Ya son diez años, para mi reloj del tiempo fue casi ayer. La tragedia de Juan Fernández nuevamente nos retorna a hablar de la figura de Felipe Camiroaga que con el paso del tiempo solo parece engrandecer. Pero no hablaremos de su persona o sus cualidades como comunicador social, sino del hecho por qué un hombre que se tenía hombre y apellido hoy lo conocemos simplemente como “Felipe” o “Felipito”, como uno más de nuestra familia, el más querido de la familia, Camiroaga era el último depositario del poder de la televisión.

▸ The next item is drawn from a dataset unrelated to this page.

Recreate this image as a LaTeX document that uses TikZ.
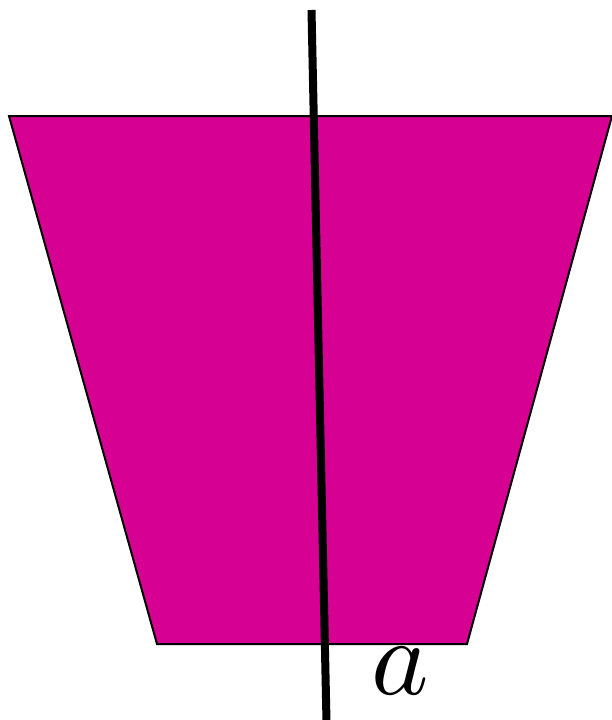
\documentclass[tikz,border=0pt]{standalone}
\definecolor{trapfill}{RGB}{214,0,147}
\begin{document}
\begin{tikzpicture}[x=1pt,y=-1pt]
  \useasboundingbox (0,0) rectangle (611,720);
  \coordinate (tl) at (9,116);
  \coordinate (tr) at (612,116);
  \coordinate (br) at (467,644);
  \coordinate (bl) at (157,644);
  \fill[trapfill, draw=black, line width=2pt] (tl) -- (tr) -- (br) -- (bl) -- cycle;
  \coordinate (top) at (311.5,10);
  \coordinate (bot) at (326.5,722);
  \draw[line width=8pt] (top) -- (bot);
  \node[scale=10.9, inner sep=0pt] (lab) at (400,671.5) {$a$};
\end{tikzpicture}
\end{document}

Decir que el 2 de septiembre de 2011 falleció la televisión chilena no parece ser una analogía edulcorada, la muerte de Camiroaga terminó siendo el final del periodo en que nuestra pantalla chica logró ser el más poderoso medio social en nuestro país a lo largo de más de tres décadas, todo lo que nos importaba como sociedad estaba en la televisión. Ya hemos hablado sobre la influencia de la industria televisiva nacional durante las décadas de los setenta hasta los dos mil, y el último gran referente del poder convocante de la industria fue justamente Camiroaga.
Felipe Camiroaga pertenecía a una época de transición de la televisión, una asociada al divertimento como forma de evasión social en tiempos políticos convulsos, la televisión no podía constituirse como un medio de disidencia, pero la generación surgida a partir de los noventa abrieron un espacio diferente, de mayor apertura de contenidos y visiones, y su mayor representante fue Camiroaga, incluso logró mantener intachable su popularidad cuando quebró el “mantra” existente para los comunicadores, el identificarse con una posición política, esa demostración era también una señal de madurez de un país que ya podía atreverse a hablar otras cosas, más profundas y con mayor peso.

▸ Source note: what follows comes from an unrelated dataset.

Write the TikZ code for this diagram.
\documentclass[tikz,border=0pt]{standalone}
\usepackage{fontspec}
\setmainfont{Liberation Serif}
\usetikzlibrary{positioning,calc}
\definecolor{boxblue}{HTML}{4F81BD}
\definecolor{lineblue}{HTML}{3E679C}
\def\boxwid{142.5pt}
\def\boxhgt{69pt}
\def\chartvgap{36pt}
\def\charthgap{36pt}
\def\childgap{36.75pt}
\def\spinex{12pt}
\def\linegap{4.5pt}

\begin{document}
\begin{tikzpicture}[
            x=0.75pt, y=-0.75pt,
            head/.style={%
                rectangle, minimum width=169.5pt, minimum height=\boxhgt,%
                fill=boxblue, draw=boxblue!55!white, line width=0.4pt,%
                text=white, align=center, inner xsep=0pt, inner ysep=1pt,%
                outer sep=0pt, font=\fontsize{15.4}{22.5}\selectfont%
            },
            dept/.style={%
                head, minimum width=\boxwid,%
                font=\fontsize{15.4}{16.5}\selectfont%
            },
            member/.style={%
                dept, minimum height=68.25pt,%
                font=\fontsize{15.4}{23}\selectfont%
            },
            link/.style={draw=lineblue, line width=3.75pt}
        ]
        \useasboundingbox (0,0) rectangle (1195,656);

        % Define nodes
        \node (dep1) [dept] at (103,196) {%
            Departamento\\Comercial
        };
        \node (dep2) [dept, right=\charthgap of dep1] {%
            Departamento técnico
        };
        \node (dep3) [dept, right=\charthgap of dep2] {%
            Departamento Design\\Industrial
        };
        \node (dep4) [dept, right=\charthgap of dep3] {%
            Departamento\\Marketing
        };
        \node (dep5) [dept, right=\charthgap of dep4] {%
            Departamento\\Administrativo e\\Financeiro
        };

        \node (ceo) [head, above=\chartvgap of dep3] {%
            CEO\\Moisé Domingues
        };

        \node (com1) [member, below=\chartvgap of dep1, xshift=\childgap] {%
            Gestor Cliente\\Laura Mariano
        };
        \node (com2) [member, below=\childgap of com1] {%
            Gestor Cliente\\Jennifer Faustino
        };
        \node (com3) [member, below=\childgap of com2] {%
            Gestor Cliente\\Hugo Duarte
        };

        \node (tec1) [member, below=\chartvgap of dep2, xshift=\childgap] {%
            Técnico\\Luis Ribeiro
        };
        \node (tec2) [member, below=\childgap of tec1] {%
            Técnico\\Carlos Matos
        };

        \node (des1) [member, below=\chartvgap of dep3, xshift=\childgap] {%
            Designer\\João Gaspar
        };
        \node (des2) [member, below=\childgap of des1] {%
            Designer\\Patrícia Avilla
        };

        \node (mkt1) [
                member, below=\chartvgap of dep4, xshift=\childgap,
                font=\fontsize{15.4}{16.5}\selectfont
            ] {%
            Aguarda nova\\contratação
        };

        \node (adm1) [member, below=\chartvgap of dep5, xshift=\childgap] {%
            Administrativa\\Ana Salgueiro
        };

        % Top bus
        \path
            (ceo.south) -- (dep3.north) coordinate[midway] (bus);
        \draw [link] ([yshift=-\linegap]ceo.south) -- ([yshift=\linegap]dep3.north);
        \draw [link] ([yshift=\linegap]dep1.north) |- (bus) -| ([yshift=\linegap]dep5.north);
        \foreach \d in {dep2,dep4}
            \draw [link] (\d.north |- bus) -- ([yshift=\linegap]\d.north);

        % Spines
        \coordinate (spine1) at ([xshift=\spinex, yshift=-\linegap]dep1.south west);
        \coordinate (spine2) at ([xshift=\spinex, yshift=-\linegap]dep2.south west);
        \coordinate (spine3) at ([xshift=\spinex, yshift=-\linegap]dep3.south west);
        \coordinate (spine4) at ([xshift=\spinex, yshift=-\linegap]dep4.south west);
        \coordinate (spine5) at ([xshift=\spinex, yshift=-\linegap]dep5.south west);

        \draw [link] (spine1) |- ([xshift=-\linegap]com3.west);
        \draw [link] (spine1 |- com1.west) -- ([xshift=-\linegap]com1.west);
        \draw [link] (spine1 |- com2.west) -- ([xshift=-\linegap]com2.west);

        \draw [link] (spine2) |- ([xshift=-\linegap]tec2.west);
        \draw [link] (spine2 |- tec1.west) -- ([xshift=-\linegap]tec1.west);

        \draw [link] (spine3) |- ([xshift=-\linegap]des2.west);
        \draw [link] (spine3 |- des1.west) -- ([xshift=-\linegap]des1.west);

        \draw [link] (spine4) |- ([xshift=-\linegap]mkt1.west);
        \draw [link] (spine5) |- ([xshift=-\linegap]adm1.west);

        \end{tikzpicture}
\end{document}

Pero más allá de su carácter más novedoso y atrevido, Felipe Camiroaga aún pertenecía a una camada que simbolizaba a la televisión como el más grande medio de comunicación social existente, y lo aprovechó en su máxima dimensión, pudo caracterizarse tanto en la actuación, la animación y el periodismo sin ser ni actor ni periodista y a pesar de aquellos ripios profesionales, pudo sortear con éxito tales carencias gracias a su carisma personal, lo que generó un nivel de cercanía social pocas veces en Chile.
Y es verdad, puede haber en un grupo una sobrevaloración a Camiroaga por asociarlo a cierta postura política, o como una figura de la cultura popular (tratando de generar apelación al “pueblo llano” al que estos grupos no pertenecen), pero la figura de Camiroaga se explica en un contexto muy diferente al que vivimos hoy, un contexto en que el valor de la televisión podía congregar al más amplio espectro social; ricos y pobres, derechistas e izquierdistas, jóvenes y viejos. Si bien es cierto que el 2 de septiembre de 2011 la televisión “murió”, no es necesariamente por el fallecimiento de este comunicador, sino es que desaparecía uno de los últimos elementos que podían unir al país a través de la pantalla chica, más que la muerte de un comunicador, moría un símbolo del poder hegemónico de la industria televisiva.
2011, año en que las redes sociales provocaron grandes cambios políticos globales, tocó en puerta en Chile la palabra “renovación”, no solo caras nuevas aparecieron en la discusión política y social chilena, sino que también nuestros medios de comunicación comenzaron a cambiar de manera drástica, solo que a diferencia de ser un cambio tenue y hasta imperceptible, en Chile se representa en una triste tragedia, el accidente del CASA 212 terminó siendo el último gran evento donde la televisión pudo manifestar su transversalidad, desde ahí comenzó su largo y notorio letargo. El cambio era inevitable, pero aquí tornó ribetes dolorosos y de pérdida colectiva. Camiroaga representó el fin de una era al cual nuestra televisión a un le cuesta asumir.